Last night the political chaos in Brazil hit new levels when Federal Judge Sergio Moro released wiretap recordings between current President Dilma Rousseff and ex-President Lula. Some of the recordings were from earlier that same day, and appeared to be timed to coincide with Lula’s appointment to a ministerial position (thereby shielding him from Federal prosecution) and create maximum damage to the government. The result was a dramatic increase in political tensions and an existential challenge to Dilma Rousseff’s presidency. And that means that investors will be eying another rally.

At least one local brokerage house this morning sent out a report to clients that suggests that bad news for the current administration – which is under even more pressure than it was following last Sunday’s massive protests – will be good for the markets.

We have seen this before. Between the end of February and March 11 the currency and the Ibovespa rallied on the news that the Lava Jato investigation had began to close in on Lula, imperilling the current government. This led to a strong rally – the Ibovespa climbed 27% in dollar terms (the real hit 3.58 from 4.0 in the same period).

With Brazil’s economy currently pricing in the biggest recession in a century as well as political deadlock, investors are keen not to miss the point of Brazil’s long-term rally. Asset prices and FX could potentially both rebound sharply, making Brazil an unmissable trade – when it bottoms out. Bloomberg reported that the rally in early March was sparked entirely by positive foreign inflows of $1.6 billion.

However, it is highly unlikely that this is the entry point. Even if Rousseff is impeached, the political statement will last for months and the outcome would be uncertain, controversial and possibly heighten the country’s already-high political and social divisions.

If the electoral court (another legal challenge to the current government) rules that the last election invalid (because campaign funds have been linked to the Petro bras corruption scandal) new elections will be called – but who would win? The last presidential challenger, Aecio Neves (PSDB), has been implicated in the corruption scandal. As has Michel Temer (PMDB), who would become acting president if Rousseff is removed should the formal impeachment process begin. Around 70 current lawmakers have been implicated in a recent plea-bargain statement by a senior member of Rousseff’s administration, Senator Delcidio do Amaral.

When Aeico Neves joined last Sunday’s protests he was heckled and taunted. He lasted 30 minutes before beating a retreat.

The anger in the country is focused on the current government and the PT but spills over onto all lawmakers. There are currently 28 political parties in the Brazilian parliament – and this number is likely to proliferate rather than diminish with fresh elections.

Under any likely outcome to the current impasse, the country is likely to remain ungovernable. Ungovernable in the sense that Brazil will have a president that has a majority or stable coalition and the political capital and will to introduce the painful fiscal reforms (among others) that the country requires to get it back to a path of long-term, stable growth.

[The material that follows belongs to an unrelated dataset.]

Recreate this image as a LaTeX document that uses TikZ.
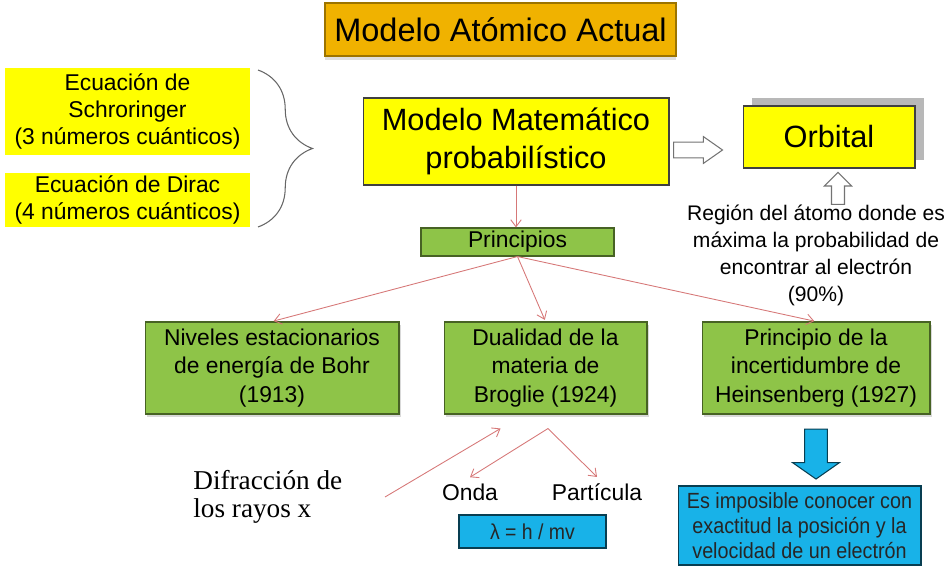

And yet the market still seeks short-term rallies. Yesterday, a rumour whirled round traders in the Bovespa that Henrique Meirelles was going to replace Alexandre Tombini as president of Brazil’s Central Bank. The index soared from an intraday low of nearly -1% to close up 1.34%. Meirelles has an excellent reputation and track record but a name-based rally misses the point that monetary policy isn’t really the problem. The economy’s true weakness is bleeding fiscal accounts: runaway fiscal spending – with potentially more to come should Lula’s hold on economic policy come to fruition as many political analysts expect (Lula is rumoured to be mulling using FX reserves for huge infrastructure spending as well as trying to re-light the consumer credit fire through fresh loans delivered by the state-owned banks).

Economists say that the recent rallies in the real already make it over-valued – despite its long-term slide since 2011. RBC calculates that fair value is around $4.30, and that level is being eroded monthly by the country’s high inflation. RBC expects the currency to drift to R$5.00 to the dollar by the end of 2015.

However, political developments will again lead to short-term rallies. Already this morning, before the markets have opened the real has jumped to R$3.66 from closing yesterday at R$3.74.

If investors are looking to trade short-term rallies there is potentially money to be made. But if your outlook is longer – and especially if it is dollar denominated – entering Brazil now is not a trade for the brave, but for the foolhardy.